Tak hanya berhenti di KPK, pada Jumat (12/07/2025), Muflihun juga melayangkan laporan ke Polresta Pekanbaru terkait dugaan pemalsuan tanda tangan dalam dokumen perjalanan dinas. Dokumen yang dimaksud berkaitan dengan kegiatan konsultasi Ranperda Kepemudaan ke Kemendagri yang berlangsung pada 2-4 Juli 2020.
Dalam keterangannya via sambungan telepon pada Senin (14/07), Ahmad Yusuf menegaskan bahwa langkah hukum ini diambil demi mengungkap kebenaran yang sesungguhnya. Ia menilai opini publik selama ini telah dibentuk oleh narasi yang tidak utuh dan penuh fitnah.

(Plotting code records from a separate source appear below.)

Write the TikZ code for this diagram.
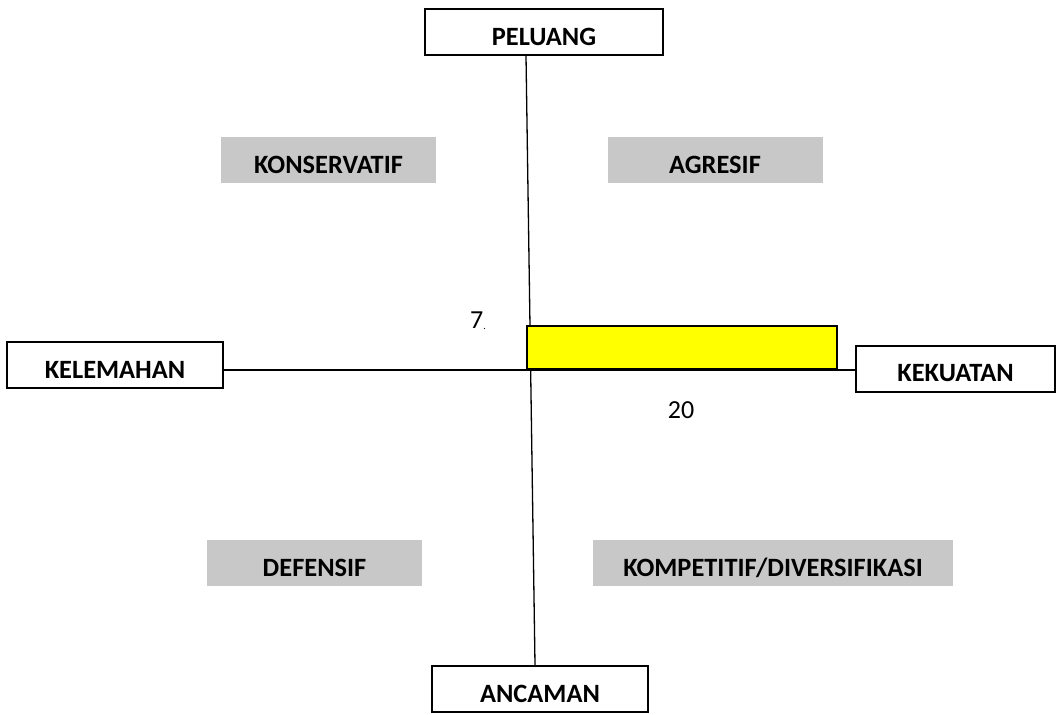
\documentclass[tikz,border=0pt]{standalone}
\usepackage{fontspec}
\setmainfont{Carlito}
\usepackage{tikz}
\usetikzlibrary{arrows,shapes}
\definecolor{quadgray}{RGB}{200,200,200}
\definecolor{markyellow}{RGB}{255,255,0}
\tikzstyle{axisbox}=[draw,line width=1pt,fill=white,minimum height=23pt,inner sep=0pt,text height=13pt,text depth=0pt,font=\fontsize{13.2}{15}\selectfont\bfseries]
\tikzstyle{quadrant}=[fill=quadgray,minimum width=107.5pt,minimum height=23pt,inner sep=0pt,text height=13pt,text depth=0pt,font=\fontsize{13.2}{15}\selectfont\bfseries]
\tikzstyle{score}=[draw,line width=1pt,fill=markyellow,minimum width=155pt,minimum height=21.5pt,inner sep=0pt]
\tikzstyle{axis}=[draw,line width=0.65pt,-]

\begin{document}
\begin{tikzpicture}[x=0.5pt,y=-0.5pt]
    \useasboundingbox (0,0) rectangle (1058,714);
    % the four ends of the axes
    \foreach \pos/\name/\w/\txt in {{(544,32)/peluang/119/PELUANG}, {(540,689)/ancaman/108/ANCAMAN}, {(115,365)/kelemahan/108/KELEMAHAN}, {(955.5,368.5)/kekuatan/99.5/KEKUATAN}}
        \node[axisbox,minimum width=\w pt] (\name) at \pos {\txt};

    % the four strategies
    \foreach \pos/\name/\txt in {{(328.5,160)/konservatif/KONSERVATIF}, {(715,160)/agresif/AGRESIF}, {(314.5,563)/defensif/DEFENSIF}}
        \node[quadrant] (\name) at \pos {\txt};
    \node[quadrant,minimum width=180pt] (kompetitif) at (773,563) {KOMPETITIF/DIVERSIFIKASI};

    % axes
    \coordinate (origin) at (530,370);
    \path[axis] ([xshift=-9pt]peluang.south) -- ([xshift=-2.5pt]ancaman.north);
    \path[axis] (kelemahan.east |- origin) -- (kekuatan.west |- origin);

    % position of the company
    \node[score,anchor=south west] (hasil) at (526,370) {};
    \node[font=\fontsize{13}{15}\selectfont] (nilaiy) at (478,321) {7\raisebox{-0.5pt}{\tiny.}};
    \node[font=\fontsize{13}{15}\selectfont] (nilaix) at (681,410) {20};
\end{tikzpicture}
\end{document}
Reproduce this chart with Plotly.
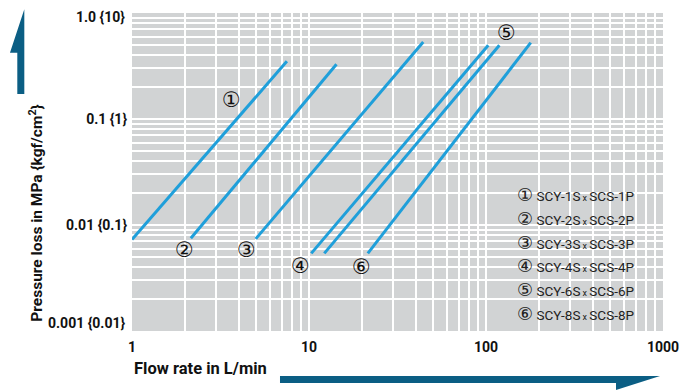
import math
import plotly.graph_objects as go

# 圧力損失特性 (log-log)
labels = ["①", "②", "③", "④", "⑤", "⑥"]
models = ["SCY-1S", "SCY-2S", "SCY-3S", "SCY-4S", "SCY-6S", "SCY-8S"]
partners = ["SCS-1P", "SCS-2P", "SCS-3P", "SCS-4P", "SCS-6P", "SCS-8P"]
flow_start = [1.0, 2.15, 5.0, 10.3, 12.2, 21.5]
flow_end = [7.5, 14.3, 44.2, 103, 119, 179]
dp_start = [0.0073, 0.0075, 0.0074, 0.0054, 0.0054, 0.0054]
dp_end = [0.350, 0.328, 0.532, 0.496, 0.496, 0.526]
# circled-number label anchor (flow, pressure)
label_flow = [3.66, 1.975, 4.41, 8.9, 131, 19.7]
label_dp = [0.152, 0.00577, 0.00577, 0.00408, 0.653, 0.00402]

x_ticks = [1, 10, 100, 1000]
x_ticktext = ["1", "10", "100", "1000"]
y_ticks = [0.01, 0.1]
y_ticktext = ["0.01 {0.1}", "0.1 {1}"]
# 上下端の目盛ラベルは枠内側に寄せて描く
y_edge_text = ["1.0 {10}", "0.001 {0.01}"]

BLUE = "#1f9fda"
NAVY = "#0b5e84"
GREY = "#d1d3d4"
FONT = "Roboto, Liberation Sans, sans-serif"
CIRC = "DejaVu Sans, Noto Sans CJK JP, sans-serif"


def full_grid(decades):
    vals = []
    for d in decades:
        for m in range(1, 10):
            vals.append(m * d)
    vals.append(decades[-1] * 10)
    return vals


xv = full_grid([1, 10, 100])
yv = full_grid([0.001, 0.01, 0.1])
xt = [x_ticktext[x_ticks.index(v)] if v in x_ticks else "" for v in xv]
yt = []
for v in yv:
    hit = [t for tv, t in zip(y_ticks, y_ticktext) if abs(tv - v) / tv < 1e-6]
    yt.append(hit[0] if hit else "")

fig = go.Figure()
for i in range(len(labels)):
    fig.add_trace(go.Scatter(
        x=[flow_start[i], flow_end[i]], y=[dp_start[i], dp_end[i]],
        mode="lines", line=dict(color=BLUE, width=3),
        showlegend=False, hoverinfo="skip",
    ))

ann = []
# 番号ラベル (log軸なので log10 で指定)
for i in range(len(labels)):
    ann.append(dict(x=math.log10(label_flow[i]), y=math.log10(label_dp[i]), xref="x", yref="y",
                    text=labels[i], showarrow=False,
                    font=dict(family=CIRC, size=21, color="#111")))

# 凡例 (右下)
for i in range(len(labels)):
    ann.append(dict(
        x=0.722, y=0.428 - i * 0.0745, xref="paper", yref="paper", xanchor="left", yanchor="middle",
        text=f"<span style='font-family:DejaVu Sans;font-size:18px'>{labels[i]}</span> {models[i]}"
             f"<span style='font-size:9px'> x </span>{partners[i]}",
        showarrow=False, font=dict(family=FONT, size=13.5, color="#222"),
    ))

for txt, yp in zip(y_edge_text, [0.987, 0.024]):
    ann.append(dict(x=-0.0094, y=yp, xref="paper", yref="paper", xanchor="right", yanchor="middle",
                    text=txt, showarrow=False,
                    font=dict(family=FONT, size=14, color="#111", weight="bold")))

ann.append(dict(x=-0.205, y=0.371, xref="paper", yref="paper", textangle=-90,
                text="Pressure loss in MPa {kgf/cm<sup>2</sup>}", showarrow=False,
                font=dict(family=FONT, size=15.5, color="#111", weight="bold")))
ann.append(dict(x=0.0, y=-0.154, xref="paper", yref="paper", xanchor="left",
                text="Flow rate in L/min", showarrow=False,
                font=dict(family=FONT, size=16.5, color="#111", weight="bold")))

shapes = [
    dict(type="path", xref="paper", yref="paper", layer="above",
         path="M -0.2028 1.0116 L -0.2298 0.8752 L -0.2160 0.8752 L -0.2160 0.7453 L -0.2028 0.7453 Z",
         fillcolor=NAVY, line=dict(width=0)),
    dict(type="path", xref="paper", yref="paper", layer="above",
         path="M 0.2787 -0.1415 L 0.9944 -0.1415 L 0.9115 -0.1855 L 0.9115 -0.1635 L 0.2787 -0.1635 Z",
         fillcolor=NAVY, line=dict(width=0)),
]

# ページ本体の余白 (8px) を差し引いたマージン
fig.update_layout(
    width=692, height=392,
    margin=dict(l=124, r=37, t=5, b=69, autoexpand=False),
    paper_bgcolor="white", plot_bgcolor=GREY,
    annotations=ann, shapes=shapes,
    font=dict(family=FONT, color="#111"),
)
fig.update_xaxes(type="log", range=[0, 3], tickvals=xv, ticktext=xt, automargin=False,
                 showgrid=True, gridcolor="white", gridwidth=1.6,
                 showline=False, zeroline=False, ticks="", ticklabelstandoff=6,
                 ticklabeloverflow="allow",
                 tickfont=dict(family=FONT, size=14, color="#111", weight="bold"))
fig.update_yaxes(type="log", range=[-3, 0], tickvals=yv, ticktext=yt, automargin=False,
                 showgrid=True, gridcolor="white", gridwidth=1.6,
                 showline=False, zeroline=False, ticks="", ticklabelstandoff=4,
                 ticklabeloverflow="allow",
                 tickfont=dict(family=FONT, size=14, color="#111", weight="bold"))

fig.write_html("out.html")
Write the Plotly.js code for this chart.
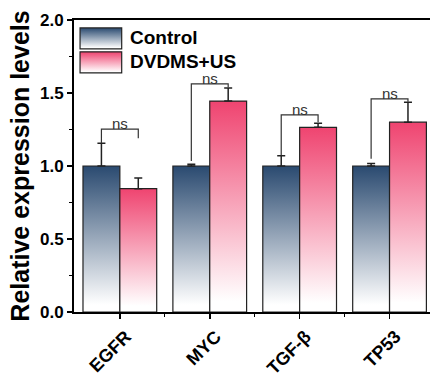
<!DOCTYPE html>
<html>
<head>
<meta charset="utf-8">
<script src="https://cdn.plot.ly/plotly-3.0.1.min.js"></script>
<style>
html,body{margin:0;padding:0;background:#fff;overflow:hidden;}
#chart{width:430px;height:373px;}
</style>
</head>
<body>
<svg width="0" height="0" style="position:absolute">
  <defs>
    <linearGradient id="gradCtrl" x1="0" y1="0" x2="0" y2="1">
      <stop offset="0" stop-color="#2a4a70"/>
      <stop offset="0.95" stop-color="#ffffff"/>
    </linearGradient>
    <linearGradient id="gradDvd" x1="0" y1="0" x2="0" y2="1">
      <stop offset="0" stop-color="#ef4470"/>
      <stop offset="0.95" stop-color="#ffffff"/>
    </linearGradient>
  </defs>
</svg>
<div id="chart"></div>
<script>
// ---- data ----
const categories = ["EGFR", "MYC", "TGF-β", "TP53"];
const seriesNames = ["Control", "DVDMS+US"];
const controlValues = [1.0, 1.0, 1.0, 1.0];
const controlErr = [0.155, 0.012, 0.07, 0.017];
const dvdmsValues = [0.845, 1.445, 1.265, 1.30];
const dvdmsErr = [0.073, 0.09, 0.028, 0.137];
// significance brackets (value units)
const sigLabels = ["ns", "ns", "ns", "ns"];
const bracketTop = [1.253, 1.563, 1.35, 1.46];
const bracketLeftEnd = [1.157, 1.035, 1.074, 1.05];
const bracketRightEnd = [1.19, 1.54, 1.30, 1.44];
const yTickVals = [0, 0.5, 1.0, 1.5, 2.0];

const FONT = "'Liberation Sans', Arial, sans-serif";
const xIdx = categories.map((c, i) => i);
const half = 0.205;

const traces = [
  {
    type: "bar", name: seriesNames[0], x: xIdx, y: controlValues,
    marker: {color: "#2a4a70", line: {color: "#222", width: 1.2}},
    error_y: {type: "data", symmetric: false, array: controlErr, arrayminus: controlErr.map(() => 0),
      color: "#222", thickness: 1.5, width: 4}
  },
  {
    type: "bar", name: seriesNames[1], x: xIdx, y: dvdmsValues,
    marker: {color: "#ef4470", line: {color: "#222", width: 1.2}},
    error_y: {type: "data", symmetric: false, array: dvdmsErr, arrayminus: dvdmsErr.map(() => 0),
      color: "#222", thickness: 1.5, width: 4}
  }
];

const shapes = [
  {type: "rect", xref: "paper", yref: "paper", x0: 0.017, x1: 0.134, y0: 0.901, y1: 0.973,
   line: {color: "#222", width: 1.2}, fillcolor: "#2a4a70", layer: "above"},
  {type: "rect", xref: "paper", yref: "paper", x0: 0.017, x1: 0.134, y0: 0.819, y1: 0.891,
   line: {color: "#222", width: 1.2}, fillcolor: "#ef4470", layer: "above"}
];
const annotations = [
  {xref: "paper", yref: "paper", x: 0.152, y: 0.939, xanchor: "left", yanchor: "middle",
   text: seriesNames[0], showarrow: false, font: {family: FONT, size: 19, color: "#000", weight: "bold"}},
  {xref: "paper", yref: "paper", x: 0.152, y: 0.859, xanchor: "left", yanchor: "middle",
   text: seriesNames[1], showarrow: false, font: {family: FONT, size: 19, color: "#000", weight: "bold"}}
];
categories.forEach((c, i) => {
  const xl = i - half, xr = i + half;
  shapes.push({
    type: "path", xref: "x", yref: "y",
    path: `M ${xl},${bracketLeftEnd[i]} L ${xl},${bracketTop[i]} L ${xr},${bracketTop[i]} L ${xr},${bracketRightEnd[i]}`,
    line: {color: "#333", width: 1.2}
  });
  annotations.push({
    xref: "x", yref: "y", x: i, y: bracketTop[i], yanchor: "bottom", yshift: -5,
    text: sigLabels[i], showarrow: false, font: {family: FONT, size: 15, color: "#333"}
  });
});

const layout = {
  width: 430, height: 373,
  margin: {l: 74, r: 0, t: 20, b: 61},
  paper_bgcolor: "#fff", plot_bgcolor: "#fff",
  barmode: "group", bargap: 0.18, bargroupgap: 0,
  showlegend: false,
  font: {family: FONT, color: "#000"},
  xaxis: {
    range: [-0.51, 3.45], tickmode: "array", tickvals: xIdx, ticktext: categories,
    tickangle: -45, ticks: "outside", ticklen: 5, tickwidth: 1.5, tickcolor: "#000",
    ticklabelstandoff: 0, ticklabelshift: 6,
    showline: true, linecolor: "#000", linewidth: 2, mirror: true,
    showgrid: false, zeroline: false,
    tickfont: {family: FONT, size: 18, color: "#000", weight: "bold"},
    minor: {tickmode: "array", tickvals: [0.5, 1.5, 2.5], ticks: "outside", ticklen: 3, tickwidth: 1.2, tickcolor: "#000", showgrid: false}
  },
  yaxis: {
    range: [0, 2], tickmode: "array", tickvals: yTickVals, tickformat: ".1f",
    ticks: "outside", ticklen: 5, tickwidth: 1.5, tickcolor: "#000",
    showline: true, linecolor: "#000", linewidth: 2, mirror: false,
    showgrid: false, zeroline: false,
    tickfont: {family: FONT, size: 17, color: "#000", weight: "bold"},
    minor: {dtick: 0.25, ticks: "outside", ticklen: 3, tickwidth: 1.2, tickcolor: "#000", showgrid: false},
    title: {text: "Relative expression levels", standoff: 3,
      font: {family: FONT, size: 25, color: "#000", weight: "bold"}}
  },
  shapes: shapes,
  annotations: annotations
};

Plotly.newPlot("chart", traces, layout, {staticPlot: true, displayModeBar: false}).then(function(gd) {
  const grads = ["url(#gradCtrl)", "url(#gradDvd)"];
  gd.querySelectorAll(".barlayer .trace").forEach(function(tr, ti) {
    tr.querySelectorAll(".point path").forEach(function(p) { p.style.fill = grads[ti]; });
  });
  const sp = gd.querySelectorAll(".layer-above .shapelayer path");
  sp.forEach(function(p) {
    const di = p.getAttribute("data-index");
    if (di === "0") p.style.fill = grads[0];
    if (di === "1") p.style.fill = grads[1];
  });
});
</script>
</body>
</html>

"Kami ingin masyarakat tahu duduk persoalan yang sebenarnya. Klien kami bukan pelaku, dan kami siap membuka semua fakta yang ia ketahui," ujar Yusuf dengan nada tegas.
Lebih lanjut, ia mendesak aparat Kepolisian, khususnya Polresta Pekanbaru untuk menindaklanjuti laporan tersebut dengan serius. Yusuf juga meminta agar pihak-pihak internal Sekretariat DPRD Riau yang diduga terlibat dalam pemalsuan dokumen segera dipanggil.
"Kalau benar ada ribuan dokumen SPT yang dipalsukan, berapa banyak kerugian negara yang timbul? Ke mana fungsi pengawasan dan verifikasi dari bagian keuangan selama ini?" kritiknya.
Yusuf menegaskan bahwa pencairan dana perjalanan dinas tidak bisa dilakukan tanpa persetujuan formal dari pimpinan DPRD, termasuk izin keberangkatan bagi tenaga honorer yang mendampingi.
Ia berharap laporan ini menjadi titik terang bagi penegak hukum untuk membongkar skema SPPD fiktif secara menyeluruh.
"Masyarakat Pekanbaru dan Riau berhak tahu siapa dalang sebenarnya. Kami ingin keadilan ditegakkan dan kebenaran diungkap," tutup Yusuf.